Both the line containing "Convert this chart to matplotlib code." and the line containing "plt.rcParams['font.family'] = ['Noto" belong in the copy, as do all lines between them, copied exactly; pictures do not.

═══ TASK INPUTS ═══

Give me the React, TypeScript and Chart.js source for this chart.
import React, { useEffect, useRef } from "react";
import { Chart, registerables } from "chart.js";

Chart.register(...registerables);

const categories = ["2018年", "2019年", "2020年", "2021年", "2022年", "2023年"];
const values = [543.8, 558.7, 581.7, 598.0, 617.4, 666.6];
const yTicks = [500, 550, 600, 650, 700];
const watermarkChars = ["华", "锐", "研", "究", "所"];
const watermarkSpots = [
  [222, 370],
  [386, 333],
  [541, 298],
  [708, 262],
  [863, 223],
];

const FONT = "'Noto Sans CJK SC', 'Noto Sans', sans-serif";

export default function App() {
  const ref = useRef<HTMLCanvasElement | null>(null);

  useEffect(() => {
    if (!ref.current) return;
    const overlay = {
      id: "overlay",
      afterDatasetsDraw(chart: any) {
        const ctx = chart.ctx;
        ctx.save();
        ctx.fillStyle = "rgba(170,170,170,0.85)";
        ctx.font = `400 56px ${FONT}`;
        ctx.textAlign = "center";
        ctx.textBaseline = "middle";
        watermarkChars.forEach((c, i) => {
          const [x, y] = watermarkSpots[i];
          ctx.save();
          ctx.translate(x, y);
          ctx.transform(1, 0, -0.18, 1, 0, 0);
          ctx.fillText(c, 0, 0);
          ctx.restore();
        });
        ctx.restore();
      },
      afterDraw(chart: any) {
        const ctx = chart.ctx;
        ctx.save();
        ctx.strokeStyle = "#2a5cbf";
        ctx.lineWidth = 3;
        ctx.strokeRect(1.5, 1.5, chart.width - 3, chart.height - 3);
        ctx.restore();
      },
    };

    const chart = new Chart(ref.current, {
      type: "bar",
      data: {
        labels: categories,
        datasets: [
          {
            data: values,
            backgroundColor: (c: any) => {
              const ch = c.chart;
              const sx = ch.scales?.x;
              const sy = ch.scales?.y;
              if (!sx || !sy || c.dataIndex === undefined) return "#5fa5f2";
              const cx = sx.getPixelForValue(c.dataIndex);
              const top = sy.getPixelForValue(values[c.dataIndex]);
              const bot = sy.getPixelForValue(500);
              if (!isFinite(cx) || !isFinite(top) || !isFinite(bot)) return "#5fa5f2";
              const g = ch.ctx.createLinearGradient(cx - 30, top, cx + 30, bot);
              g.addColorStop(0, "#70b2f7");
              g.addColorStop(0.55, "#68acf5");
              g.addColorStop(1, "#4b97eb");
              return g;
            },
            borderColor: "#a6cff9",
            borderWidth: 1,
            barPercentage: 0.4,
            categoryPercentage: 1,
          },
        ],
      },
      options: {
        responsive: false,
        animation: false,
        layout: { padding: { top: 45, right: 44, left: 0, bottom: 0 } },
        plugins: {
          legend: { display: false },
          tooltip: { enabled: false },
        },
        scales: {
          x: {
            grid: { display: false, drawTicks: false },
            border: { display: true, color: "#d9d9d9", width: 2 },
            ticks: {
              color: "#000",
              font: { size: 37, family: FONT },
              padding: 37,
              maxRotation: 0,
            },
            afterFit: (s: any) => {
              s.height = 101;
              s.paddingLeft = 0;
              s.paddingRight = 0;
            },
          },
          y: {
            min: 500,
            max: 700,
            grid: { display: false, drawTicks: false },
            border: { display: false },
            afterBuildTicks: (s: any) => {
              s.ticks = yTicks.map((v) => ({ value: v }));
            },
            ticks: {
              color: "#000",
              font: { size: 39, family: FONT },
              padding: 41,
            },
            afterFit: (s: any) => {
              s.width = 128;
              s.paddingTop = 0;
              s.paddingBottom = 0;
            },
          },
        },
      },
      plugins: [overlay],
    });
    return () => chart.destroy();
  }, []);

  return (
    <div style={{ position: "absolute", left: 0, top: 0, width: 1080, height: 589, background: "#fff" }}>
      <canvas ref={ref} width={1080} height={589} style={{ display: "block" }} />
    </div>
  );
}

═══
═══ TASK INPUTS ═══

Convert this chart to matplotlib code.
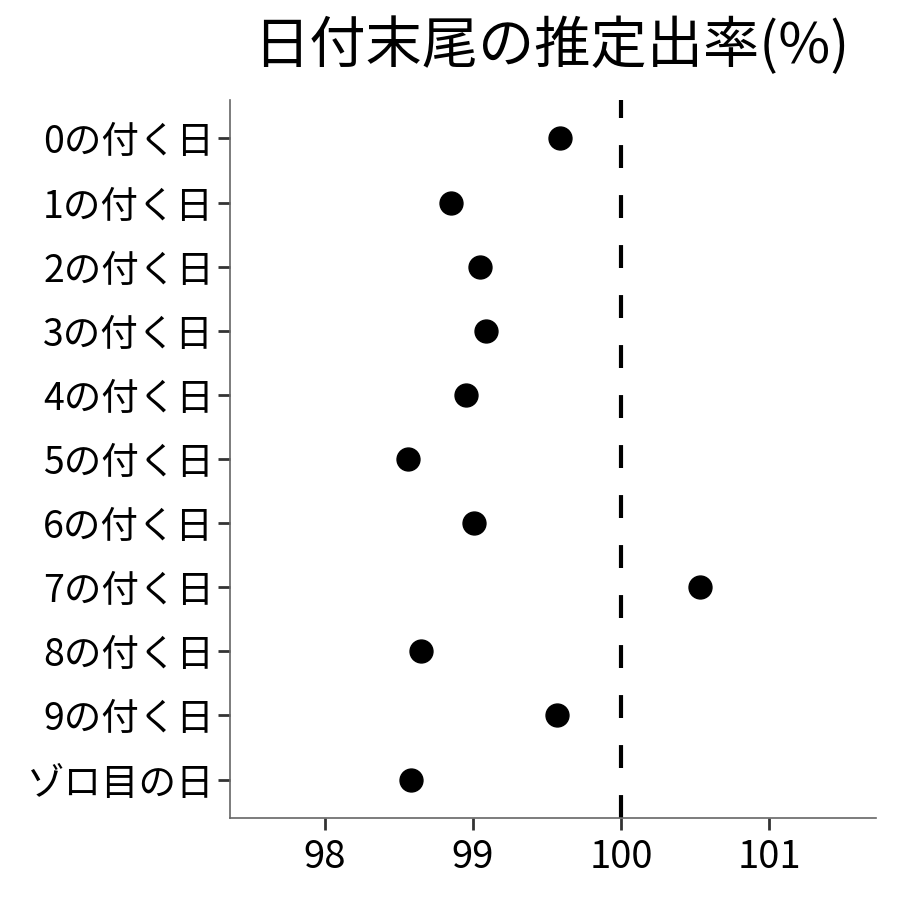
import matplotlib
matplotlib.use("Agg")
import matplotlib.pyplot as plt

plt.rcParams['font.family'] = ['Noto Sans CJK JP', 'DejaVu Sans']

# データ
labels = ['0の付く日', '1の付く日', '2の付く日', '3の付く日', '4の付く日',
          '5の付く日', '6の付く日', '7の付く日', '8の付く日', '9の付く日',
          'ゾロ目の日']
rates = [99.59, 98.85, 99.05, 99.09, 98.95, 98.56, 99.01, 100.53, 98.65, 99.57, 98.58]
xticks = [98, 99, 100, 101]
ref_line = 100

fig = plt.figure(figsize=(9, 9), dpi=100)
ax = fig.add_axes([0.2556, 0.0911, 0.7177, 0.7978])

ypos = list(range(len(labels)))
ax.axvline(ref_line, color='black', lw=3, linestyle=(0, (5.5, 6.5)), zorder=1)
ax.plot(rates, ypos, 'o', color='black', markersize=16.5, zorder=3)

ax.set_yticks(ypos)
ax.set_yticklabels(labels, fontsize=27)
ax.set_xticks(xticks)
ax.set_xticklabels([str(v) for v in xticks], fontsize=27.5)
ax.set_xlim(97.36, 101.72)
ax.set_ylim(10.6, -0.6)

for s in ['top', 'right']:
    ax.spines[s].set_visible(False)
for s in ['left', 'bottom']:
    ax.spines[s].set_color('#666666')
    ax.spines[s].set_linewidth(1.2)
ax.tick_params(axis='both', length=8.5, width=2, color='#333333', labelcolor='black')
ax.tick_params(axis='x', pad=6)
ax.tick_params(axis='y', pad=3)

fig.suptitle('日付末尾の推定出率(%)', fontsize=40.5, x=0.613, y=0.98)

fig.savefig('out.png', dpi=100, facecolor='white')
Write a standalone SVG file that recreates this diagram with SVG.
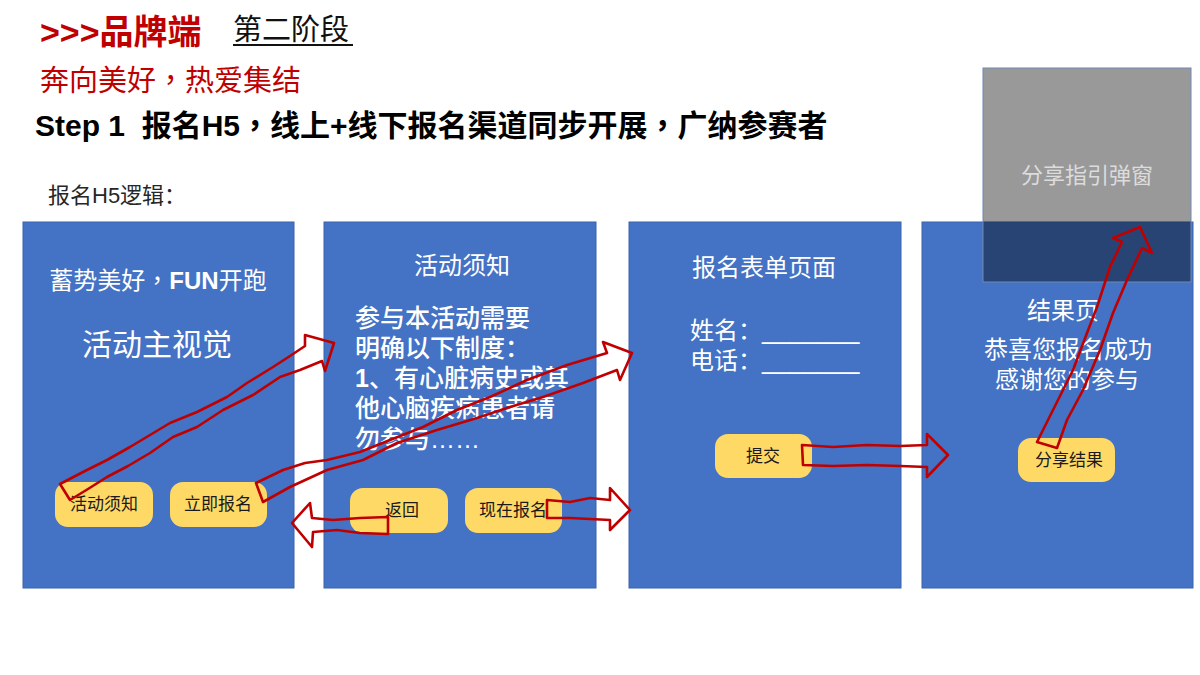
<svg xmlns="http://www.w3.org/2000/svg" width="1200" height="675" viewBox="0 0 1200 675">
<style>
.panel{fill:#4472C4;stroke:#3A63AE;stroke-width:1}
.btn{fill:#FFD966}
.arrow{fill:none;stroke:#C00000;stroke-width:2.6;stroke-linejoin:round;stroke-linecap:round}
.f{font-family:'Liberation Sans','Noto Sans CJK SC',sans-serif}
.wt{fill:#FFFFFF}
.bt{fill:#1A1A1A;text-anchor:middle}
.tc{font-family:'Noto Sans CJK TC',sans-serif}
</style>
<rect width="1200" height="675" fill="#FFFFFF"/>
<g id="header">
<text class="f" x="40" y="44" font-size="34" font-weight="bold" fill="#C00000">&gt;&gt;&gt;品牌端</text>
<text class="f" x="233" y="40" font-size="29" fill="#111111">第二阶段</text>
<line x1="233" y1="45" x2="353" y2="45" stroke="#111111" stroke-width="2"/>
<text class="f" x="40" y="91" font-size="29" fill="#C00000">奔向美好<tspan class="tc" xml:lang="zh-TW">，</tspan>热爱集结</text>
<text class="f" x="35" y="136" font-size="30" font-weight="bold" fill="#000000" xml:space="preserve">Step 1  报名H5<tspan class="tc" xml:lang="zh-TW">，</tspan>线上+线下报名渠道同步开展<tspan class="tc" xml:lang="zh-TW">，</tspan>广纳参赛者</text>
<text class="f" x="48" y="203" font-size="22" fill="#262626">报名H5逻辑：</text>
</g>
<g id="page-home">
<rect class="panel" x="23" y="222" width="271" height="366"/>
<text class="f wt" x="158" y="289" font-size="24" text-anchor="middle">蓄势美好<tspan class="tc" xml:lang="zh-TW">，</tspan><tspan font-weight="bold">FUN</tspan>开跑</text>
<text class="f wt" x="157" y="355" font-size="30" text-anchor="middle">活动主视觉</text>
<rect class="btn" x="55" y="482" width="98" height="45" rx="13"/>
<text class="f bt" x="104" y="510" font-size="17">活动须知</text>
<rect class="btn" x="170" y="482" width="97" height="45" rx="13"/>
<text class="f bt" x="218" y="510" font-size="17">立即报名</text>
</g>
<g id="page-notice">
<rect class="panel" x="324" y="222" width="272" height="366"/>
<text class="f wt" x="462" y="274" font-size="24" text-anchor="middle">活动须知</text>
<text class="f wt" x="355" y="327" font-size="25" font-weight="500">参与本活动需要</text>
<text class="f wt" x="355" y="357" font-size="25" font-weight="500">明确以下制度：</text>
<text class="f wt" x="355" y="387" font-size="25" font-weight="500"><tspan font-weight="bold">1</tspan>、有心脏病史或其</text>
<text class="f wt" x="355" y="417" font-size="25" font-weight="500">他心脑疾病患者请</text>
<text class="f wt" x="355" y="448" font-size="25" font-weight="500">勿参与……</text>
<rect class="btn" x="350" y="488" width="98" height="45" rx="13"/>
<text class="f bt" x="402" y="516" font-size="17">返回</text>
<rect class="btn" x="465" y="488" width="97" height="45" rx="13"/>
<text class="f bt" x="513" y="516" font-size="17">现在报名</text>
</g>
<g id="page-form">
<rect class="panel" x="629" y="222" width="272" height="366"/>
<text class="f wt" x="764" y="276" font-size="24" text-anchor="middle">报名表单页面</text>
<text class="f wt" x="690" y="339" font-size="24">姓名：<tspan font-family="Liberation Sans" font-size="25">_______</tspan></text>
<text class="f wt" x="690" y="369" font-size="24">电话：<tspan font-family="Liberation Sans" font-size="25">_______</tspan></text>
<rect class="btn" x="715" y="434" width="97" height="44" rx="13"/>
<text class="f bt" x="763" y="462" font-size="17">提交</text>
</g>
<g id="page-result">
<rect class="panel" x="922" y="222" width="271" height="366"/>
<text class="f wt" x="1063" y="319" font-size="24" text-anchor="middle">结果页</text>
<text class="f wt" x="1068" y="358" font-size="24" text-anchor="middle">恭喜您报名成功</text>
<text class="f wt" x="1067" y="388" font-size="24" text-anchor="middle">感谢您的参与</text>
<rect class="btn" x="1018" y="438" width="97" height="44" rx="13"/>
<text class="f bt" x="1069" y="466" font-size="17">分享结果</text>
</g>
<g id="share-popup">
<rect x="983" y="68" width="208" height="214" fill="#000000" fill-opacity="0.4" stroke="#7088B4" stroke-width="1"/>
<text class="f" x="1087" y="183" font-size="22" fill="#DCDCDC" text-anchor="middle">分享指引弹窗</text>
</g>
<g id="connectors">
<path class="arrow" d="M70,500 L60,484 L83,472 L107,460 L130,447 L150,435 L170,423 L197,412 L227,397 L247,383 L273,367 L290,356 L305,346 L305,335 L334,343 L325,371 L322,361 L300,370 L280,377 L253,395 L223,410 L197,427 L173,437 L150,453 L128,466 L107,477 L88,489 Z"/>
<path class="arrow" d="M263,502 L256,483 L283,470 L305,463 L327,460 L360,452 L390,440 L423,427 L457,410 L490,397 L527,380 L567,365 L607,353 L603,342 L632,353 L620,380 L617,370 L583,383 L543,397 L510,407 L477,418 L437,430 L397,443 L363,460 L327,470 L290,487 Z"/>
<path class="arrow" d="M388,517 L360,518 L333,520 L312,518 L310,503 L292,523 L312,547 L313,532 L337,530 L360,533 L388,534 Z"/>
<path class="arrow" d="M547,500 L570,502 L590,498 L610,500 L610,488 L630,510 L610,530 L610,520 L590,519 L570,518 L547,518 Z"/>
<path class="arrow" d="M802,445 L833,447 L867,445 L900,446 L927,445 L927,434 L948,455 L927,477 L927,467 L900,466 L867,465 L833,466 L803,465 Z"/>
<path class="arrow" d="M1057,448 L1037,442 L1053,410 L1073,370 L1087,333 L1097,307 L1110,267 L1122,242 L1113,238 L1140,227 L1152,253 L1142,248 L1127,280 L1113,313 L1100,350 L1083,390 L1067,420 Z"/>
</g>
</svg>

═══
═══ TASK INPUTS ═══

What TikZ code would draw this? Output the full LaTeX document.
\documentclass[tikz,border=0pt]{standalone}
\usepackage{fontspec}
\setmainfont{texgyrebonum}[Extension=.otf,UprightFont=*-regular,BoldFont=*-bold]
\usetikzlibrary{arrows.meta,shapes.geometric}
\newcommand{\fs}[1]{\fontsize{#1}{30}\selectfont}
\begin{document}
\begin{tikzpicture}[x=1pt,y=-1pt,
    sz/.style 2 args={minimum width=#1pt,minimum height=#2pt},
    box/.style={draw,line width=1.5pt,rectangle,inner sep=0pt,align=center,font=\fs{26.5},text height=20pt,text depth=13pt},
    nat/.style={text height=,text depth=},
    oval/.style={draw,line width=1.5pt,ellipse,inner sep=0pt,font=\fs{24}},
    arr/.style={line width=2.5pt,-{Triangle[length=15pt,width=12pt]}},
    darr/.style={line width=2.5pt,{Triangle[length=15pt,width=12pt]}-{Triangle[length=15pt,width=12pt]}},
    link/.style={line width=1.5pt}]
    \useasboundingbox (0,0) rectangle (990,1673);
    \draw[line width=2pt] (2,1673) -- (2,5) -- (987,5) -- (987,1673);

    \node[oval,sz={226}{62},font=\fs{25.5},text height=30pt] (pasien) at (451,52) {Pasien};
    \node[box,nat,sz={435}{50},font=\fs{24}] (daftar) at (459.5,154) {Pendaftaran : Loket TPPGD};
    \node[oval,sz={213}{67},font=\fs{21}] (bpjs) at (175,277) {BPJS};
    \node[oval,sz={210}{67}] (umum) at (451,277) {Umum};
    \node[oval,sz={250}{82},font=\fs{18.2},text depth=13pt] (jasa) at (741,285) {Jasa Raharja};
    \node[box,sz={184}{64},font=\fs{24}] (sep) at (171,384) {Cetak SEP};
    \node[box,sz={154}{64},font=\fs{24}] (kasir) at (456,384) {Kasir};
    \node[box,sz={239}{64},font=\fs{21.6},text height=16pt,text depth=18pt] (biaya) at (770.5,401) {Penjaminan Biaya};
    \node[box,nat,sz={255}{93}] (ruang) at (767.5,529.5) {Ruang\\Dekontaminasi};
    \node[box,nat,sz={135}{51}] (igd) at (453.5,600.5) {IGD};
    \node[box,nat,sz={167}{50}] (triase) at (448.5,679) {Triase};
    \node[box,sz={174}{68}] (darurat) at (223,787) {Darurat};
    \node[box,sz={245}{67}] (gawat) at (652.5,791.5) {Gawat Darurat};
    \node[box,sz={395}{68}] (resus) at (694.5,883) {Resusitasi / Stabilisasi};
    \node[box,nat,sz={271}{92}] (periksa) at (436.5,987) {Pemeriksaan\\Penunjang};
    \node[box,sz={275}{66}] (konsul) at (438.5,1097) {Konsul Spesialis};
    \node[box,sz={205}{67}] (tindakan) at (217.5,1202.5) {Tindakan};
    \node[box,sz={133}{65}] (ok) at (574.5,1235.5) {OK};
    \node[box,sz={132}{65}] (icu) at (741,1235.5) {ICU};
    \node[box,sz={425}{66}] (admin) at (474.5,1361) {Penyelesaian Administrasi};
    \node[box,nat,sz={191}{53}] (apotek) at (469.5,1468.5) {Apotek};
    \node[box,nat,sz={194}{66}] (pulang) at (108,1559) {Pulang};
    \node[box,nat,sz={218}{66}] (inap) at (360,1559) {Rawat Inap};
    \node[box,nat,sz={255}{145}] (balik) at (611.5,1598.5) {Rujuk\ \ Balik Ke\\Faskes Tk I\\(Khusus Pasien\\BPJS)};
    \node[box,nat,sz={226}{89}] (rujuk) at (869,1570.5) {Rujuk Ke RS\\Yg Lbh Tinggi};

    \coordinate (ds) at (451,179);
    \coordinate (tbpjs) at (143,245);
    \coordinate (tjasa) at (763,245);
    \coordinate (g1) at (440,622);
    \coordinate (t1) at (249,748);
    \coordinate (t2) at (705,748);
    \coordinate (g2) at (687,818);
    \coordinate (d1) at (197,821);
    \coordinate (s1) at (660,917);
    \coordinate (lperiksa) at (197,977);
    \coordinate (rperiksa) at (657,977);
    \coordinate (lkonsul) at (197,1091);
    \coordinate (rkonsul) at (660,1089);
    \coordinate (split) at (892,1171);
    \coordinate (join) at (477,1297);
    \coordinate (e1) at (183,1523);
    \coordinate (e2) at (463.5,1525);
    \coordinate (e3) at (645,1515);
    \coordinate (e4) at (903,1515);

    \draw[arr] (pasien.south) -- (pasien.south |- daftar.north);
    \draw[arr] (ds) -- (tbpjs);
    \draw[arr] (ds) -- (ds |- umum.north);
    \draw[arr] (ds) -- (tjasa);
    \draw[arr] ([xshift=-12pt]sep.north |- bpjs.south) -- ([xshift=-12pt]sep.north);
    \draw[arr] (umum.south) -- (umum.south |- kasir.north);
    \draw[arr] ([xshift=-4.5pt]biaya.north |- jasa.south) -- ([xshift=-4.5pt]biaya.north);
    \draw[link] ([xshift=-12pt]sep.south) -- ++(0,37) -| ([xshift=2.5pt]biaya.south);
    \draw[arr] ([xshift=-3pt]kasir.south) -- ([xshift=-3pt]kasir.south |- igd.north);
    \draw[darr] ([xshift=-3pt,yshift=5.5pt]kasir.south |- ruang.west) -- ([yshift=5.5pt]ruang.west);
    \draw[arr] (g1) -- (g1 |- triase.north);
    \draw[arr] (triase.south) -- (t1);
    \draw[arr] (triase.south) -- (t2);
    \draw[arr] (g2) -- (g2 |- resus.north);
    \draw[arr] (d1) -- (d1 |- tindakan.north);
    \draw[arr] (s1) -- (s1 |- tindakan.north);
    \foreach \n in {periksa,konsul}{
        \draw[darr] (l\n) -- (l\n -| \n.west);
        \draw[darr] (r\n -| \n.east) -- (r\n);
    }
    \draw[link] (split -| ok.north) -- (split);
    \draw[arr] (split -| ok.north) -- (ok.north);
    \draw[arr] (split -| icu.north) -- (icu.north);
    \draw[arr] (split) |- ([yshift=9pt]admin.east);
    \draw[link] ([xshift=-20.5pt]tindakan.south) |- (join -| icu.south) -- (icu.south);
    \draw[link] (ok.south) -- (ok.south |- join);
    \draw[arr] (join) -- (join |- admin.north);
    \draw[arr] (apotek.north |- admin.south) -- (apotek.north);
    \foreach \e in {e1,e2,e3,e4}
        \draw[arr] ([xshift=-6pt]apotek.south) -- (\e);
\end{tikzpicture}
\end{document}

═══

SOLUTION:
Convert this chart to matplotlib code.
import matplotlib
matplotlib.use("Agg")
import matplotlib.pyplot as plt

plt.rcParams['font.family'] = ['Noto Sans CJK JP', 'DejaVu Sans']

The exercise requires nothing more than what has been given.